Aos que se perguntaram porque diabos alguém criticaria uma obra tão boa, digo que não há realmente nada grave digno de nota. Mesmo assim, a tonalidade da obra em geral foi demonizada por Howard Hawks, que falou que um Xerife não sairia pela cidade como uma galinha decapitada para chorar por ajuda; e que, na sua opinião, isso não faz parte de um bom Faroeste. De fato esse conceito foge um pouco do arquétipo que engloba a maioria dos Faroestes, mas “High Noon” fez o que fez de maneira totalmente excelente, diga-se de passagem. Inclusive arrisco dizer que o filme consegue ser melhor que muitas obras do próprio Hawks, não desmerecendo o trabalho dele. Normalmente os personagens de Westerns costumam ter poucas facetas à mostra, normalmente exibindo apenas o lado interessante para o enredo.

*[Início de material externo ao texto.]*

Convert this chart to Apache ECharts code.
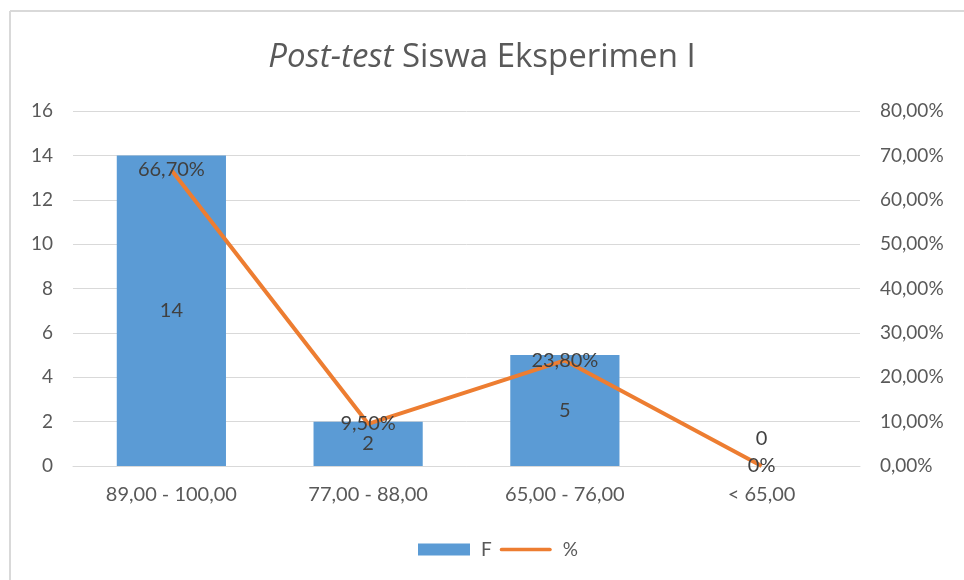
<!DOCTYPE html>
<html><head><meta charset="utf-8">
<script src="https://cdn.jsdelivr.net/npm/echarts@6/dist/echarts.min.js"></script>
<style>html,body{margin:0;padding:0;background:#fff}#c{width:964px;height:580px}</style>
</head><body><div id="c"></div>
<script>
const categories = ['89,00 - 100,00', '77,00 - 88,00', '65,00 - 76,00', '< 65,00'];
const freq = [14, 2, 5, 0];
const pct = [66.7, 9.5, 23.8, 0];
const leftTicks = {min: 0, max: 16, interval: 2};
const rightTicks = {min: 0, max: 80, interval: 10};

const font = 'Lato, "Open Sans", sans-serif';
const titleFont = '"Open Sans", Lato, sans-serif';
const pctFmt = v => v === 0 ? '0%' : v.toFixed(2).replace('.', ',') + '%';

const barData = freq.map(v => v === 0 ? {value: v, label: {offset: [0, -27]}} : v);

const chart = echarts.init(document.getElementById('c'));
chart.setOption({
  backgroundColor: '#fff',
  animation: false,
  title: {
    text: '{i|Post-test} Siswa Eksperimen I',
    left: 'center', top: 36,
    textStyle: {
      fontFamily: titleFont, fontSize: 33, fontWeight: 'normal', color: '#595959',
      rich: {i: {fontFamily: titleFont, fontSize: 33, fontStyle: 'italic', color: '#595959'}}
    }
  },
  graphic: [
    {type: 'line', shape: {x1: 10, y1: 11, x2: 964, y2: 11}, style: {stroke: '#d9d9d9', lineWidth: 2}},
    {type: 'line', shape: {x1: 10, y1: 11, x2: 10, y2: 580}, style: {stroke: '#d9d9d9', lineWidth: 2}}
  ],
  legend: {
    bottom: 16, left: 413,
    itemWidth: 52, itemHeight: 12, itemGap: 8,
    textStyle: {fontFamily: font, fontSize: 19, color: '#595959', padding: [0, 0, 0, 6]},
    data: [
      {name: 'F', icon: 'rect'},
      {name: '%', icon: 'path://M2,0 L54,0 A2,2 0 0 1 54,4 L2,4 A2,2 0 0 1 2,0 Z'}
    ]
  },
  grid: {left: 73, right: 104, top: 111, bottom: 114},
  xAxis: {
    type: 'category', data: categories,
    axisLine: {lineStyle: {color: '#d9d9d9', width: 1}},
    axisTick: {show: false},
    axisLabel: {fontFamily: font, fontSize: 20, color: '#595959', margin: 19}
  },
  yAxis: [
    {type: 'value', min: leftTicks.min, max: leftTicks.max, interval: leftTicks.interval,
     axisLine: {show: false}, axisTick: {show: false},
     splitLine: {lineStyle: {color: '#d9d9d9'}},
     axisLabel: {fontFamily: font, fontSize: 19, color: '#595959', margin: 20}},
    {type: 'value', min: rightTicks.min, max: rightTicks.max, interval: rightTicks.interval,
     axisLine: {show: false}, axisTick: {show: false},
     splitLine: {show: false},
     axisLabel: {fontFamily: font, fontSize: 19, color: '#595959', margin: 20,
       formatter: v => v.toFixed(2).replace('.', ',') + '%'}}
  ],
  series: [
    {name: 'F', type: 'bar', data: barData, barWidth: '55.5%', yAxisIndex: 0,
     itemStyle: {color: '#5b9bd5'},
     label: {show: true, position: 'inside', fontFamily: font, fontSize: 20, color: '#404040'}},
    {name: '%', type: 'line', data: pct, yAxisIndex: 1,
     symbol: 'circle', symbolSize: 0, showSymbol: true,
     lineStyle: {color: '#ed7d31', width: 4}, itemStyle: {color: '#ed7d31'},
     label: {show: true, position: 'inside', fontFamily: font, fontSize: 20, color: '#404040',
       formatter: p => pctFmt(p.value)}}
  ]
});
</script></body></html>
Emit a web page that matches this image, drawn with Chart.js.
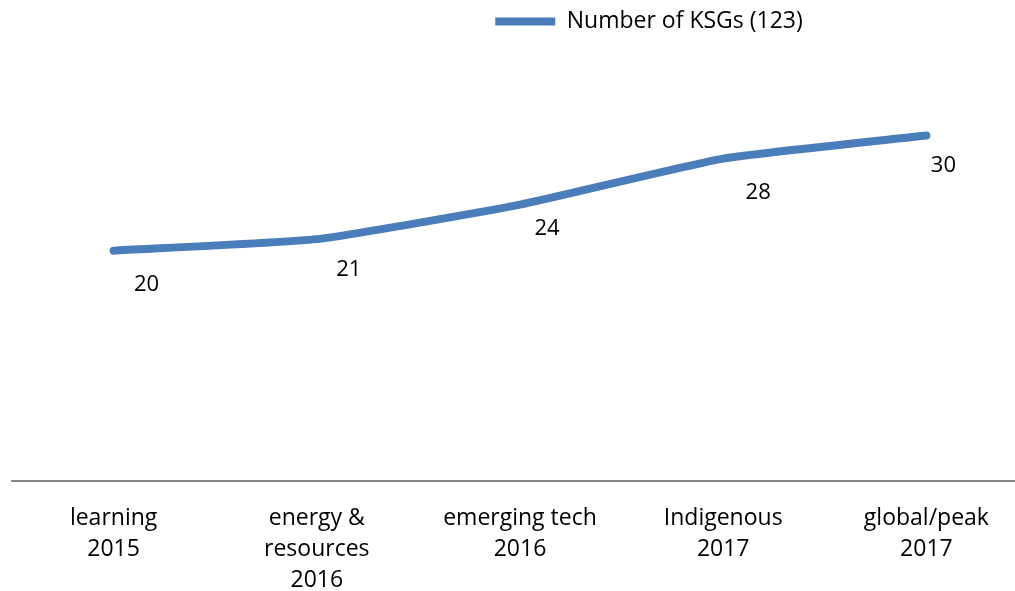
<!DOCTYPE html>
<html>
<head>
<meta charset="utf-8">
<script src="https://cdn.jsdelivr.net/npm/chart.js@4/dist/chart.umd.min.js"></script>
<style>
  html, body { margin: 0; padding: 0; background: #fff; overflow: hidden; }
  #wrap { width: 1015px; height: 591px; overflow: hidden; }
</style>
</head>
<body>
<!-- plot runs slightly past the right edge in the original, so the canvas is a bit wider than the window -->
<div id="wrap"><canvas id="ksgChart" width="1028" height="591"></canvas></div>
<script>
// --- data ---
const categories = [
    ['learning', '2015'],
    ['energy &', 'resources', '2016'],
    ['emerging tech', '2016'],
    ['Indigenous', '2017'],
    ['global/peak', '2017']
];
const ksgCounts = [20, 21, 24, 28, 30];
const seriesName = 'Number of KSGs (123)';

// label nudges (px) relative to each point
const labelNudge = [[33, 34], [32, 31], [27, 24], [35, 34], [17, 30]];

const FONT = '"Open Sans", Lato, sans-serif';

// draws the value labels under the line
const valueLabels = {
    id: 'valueLabels',
    afterDatasetsDraw(chart) {
        const ctx = chart.ctx;
        const meta = chart.getDatasetMeta(0);
        ctx.save();
        ctx.font = '22px ' + FONT;
        ctx.fillStyle = '#000';
        ctx.textAlign = 'center';
        ctx.textBaseline = 'middle';
        meta.data.forEach((pt, i) => {
            const n = labelNudge[i] || [30, 30];
            ctx.fillText(String(ksgCounts[i]), pt.x + n[0], pt.y + n[1]);
        });
        ctx.restore();
    }
};

// legend sits right of centre in the original, with a gap under it
const legendTweak = {
    id: 'legendTweak',
    afterInit(chart) {
        const lg = chart.legend;
        if (!lg || lg._tweaked) return;
        const origFit = lg.fit.bind(lg);
        lg.fit = function () {
            origFit();
            this.height += 35;
        };
        lg._tweaked = true;
    },
    afterLayout(chart) {
        const lg = chart.legend;
        if (!lg) return;
        lg.left += 129;
        lg.right += 129;
    }
};

new Chart(document.getElementById('ksgChart'), {
    type: 'line',
    data: {
        labels: categories,
        datasets: [{
            label: seriesName,
            data: ksgCounts,
            borderColor: '#4a7ebb',
            backgroundColor: '#4a7ebb',
            borderWidth: 8,
            borderCapStyle: 'round',
            borderJoinStyle: 'round',
            pointRadius: 0,
            pointHoverRadius: 0,
            pointStyle: 'line',
            tension: 0.15,
            fill: false
        }]
    },
    options: {
        responsive: false,
        animation: false,
        events: [],
        layout: { padding: { left: 12, right: 0, top: 0, bottom: -27 } },
        plugins: {
            legend: {
                position: 'top',
                labels: {
                    usePointStyle: true,
                    pointStyleWidth: 60,
                    boxHeight: 8,
                    color: '#000',
                    font: { family: FONT, size: 23 },
                    padding: 10
                }
            },
            tooltip: { enabled: false }
        },
        scales: {
            x: {
                offset: true,
                grid: { display: false, drawTicks: false },
                border: { display: true, color: '#868686', width: 2 },
                ticks: {
                    color: '#000',
                    font: { family: FONT, size: 23, lineHeight: 1.35 },
                    padding: 22,
                    maxRotation: 0,
                    autoSkip: false
                }
            },
            y: {
                display: false,
                min: 0,
                max: 35
            }
        }
    },
    plugins: [valueLabels, legendTweak]
});
</script>
</body>
</html>
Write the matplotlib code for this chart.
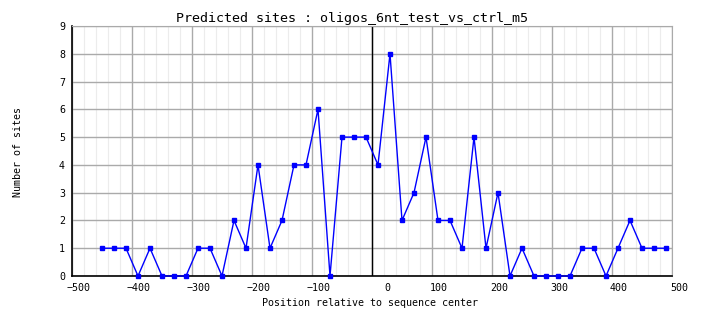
import numpy as np
import matplotlib
matplotlib.use("Agg")
import matplotlib.pyplot as plt
from matplotlib.transforms import ScaledTranslation

# bin centers (20 nt bins) and site counts per bin
positions = [-450, -430, -410, -390, -370, -350, -330, -310, -290, -270,
             -250, -230, -210, -190, -170, -150, -130, -110, -90, -70,
             -50, -30, -10, 10, 30, 50, 70, 90, 110, 130,
             150, 170, 190, 210, 230, 250, 270, 290, 310, 330,
             350, 370, 390, 410, 430, 450, 470, 490]
sites = [1, 1, 1, 0, 1, 0, 0, 0, 1, 1,
         0, 2, 1, 4, 1, 2, 4, 4, 6, 0,
         5, 5, 5, 4, 8, 2, 3, 5, 2, 2,
         1, 5, 1, 3, 0, 1, 0, 0, 0, 0,
         1, 1, 0, 1, 2, 1, 1, 1]
xticks = [-500, -400, -300, -200, -100, 0, 100, 200, 300, 400, 500]
yticks = [0, 1, 2, 3, 4, 5, 6, 7, 8, 9]

title = "Predicted sites : oligos_6nt_test_vs_ctrl_m5"
mono = "DejaVu Sans Mono"

W, H = 704, 328
fig = plt.figure(figsize=(W / 100, H / 100), dpi=100)
ax = fig.add_axes([72 / W, 1 - 276 / H, 600 / W, 250 / H])

ax.set_xlim(-500, 500)
ax.set_ylim(0, 9)
ax.set_xticks(xticks)
ax.set_yticks(yticks)
ax.set_xticks(np.arange(-500, 501, 20), minor=True)

ax.grid(True, which="minor", axis="x", color="#ececec", lw=0.8)
ax.grid(True, which="major", color="#aaaaaa", lw=1.0)
ax.set_axisbelow(True)

ax.axvline(0, color="black", lw=1.0, zorder=2)
ax.plot(positions, sites, color="#0000ff", lw=1.0, marker="s", ms=2.4,
        mec="#0000ff", mfc="#0000ff", zorder=3, clip_on=False)

for side in ["top", "right"]:
    ax.spines[side].set_color("#aaaaaa")
for side in ["left", "bottom"]:
    ax.spines[side].set_color("black")
    ax.spines[side].set_linewidth(1.2)

ax.tick_params(which="both", length=0)
ax.tick_params(axis="x", pad=5)
ax.tick_params(axis="y", pad=5)
for lab in ax.get_xticklabels() + ax.get_yticklabels():
    lab.set_fontfamily(mono)
    lab.set_fontsize(7.2)

# labels sit a little right of their grid line
for val, lab in zip(xticks, ax.get_xticklabels()):
    dx = 15 if val == 0 else 7
    lab.set_transform(lab.get_transform() + ScaledTranslation(dx / 100, 0, fig.dpi_scale_trans))

fig.text(352 / W, 1 - 18.5 / H, title, ha="center", va="center",
         family=mono, fontsize=9.6)
fig.text(370 / W, 1 - 303 / H, "Position relative to sequence center",
         ha="center", va="center", family=mono, fontsize=7.2)
fig.text(18 / W, 1 - 152 / H, "Number of sites", rotation=90,
         ha="center", va="center", family=mono, fontsize=7.2)

fig.savefig("out.png", dpi=100, facecolor="white")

Nesse caso temos um Gary Cooper muito humano, tanto em sentimento quanto em comportamento. Como o longa aproveita muito bem esse lado, não vejo motivos para reclamações. Se outras obras aproveitassem melhor essa abordagem acredito que o gênero poderia ter sido ainda mais poderoso do que é hoje.
Um dos melhores Westerns que eu já vi na vida, “High Noon” foi uma surpresa agradabilíssima. Esperava que o filme fosse bom, mas não tanto assim. Vou inclusive procurar mais sobre o trabalho de Gary Cooper, pois o ator se mostrou uma ótima novidade pra quem conhecia pouco de seu trabalho. Recomendo com todas as forças que tenho. Esse é um baita filme e um baita faroeste, uma pérola do gênero.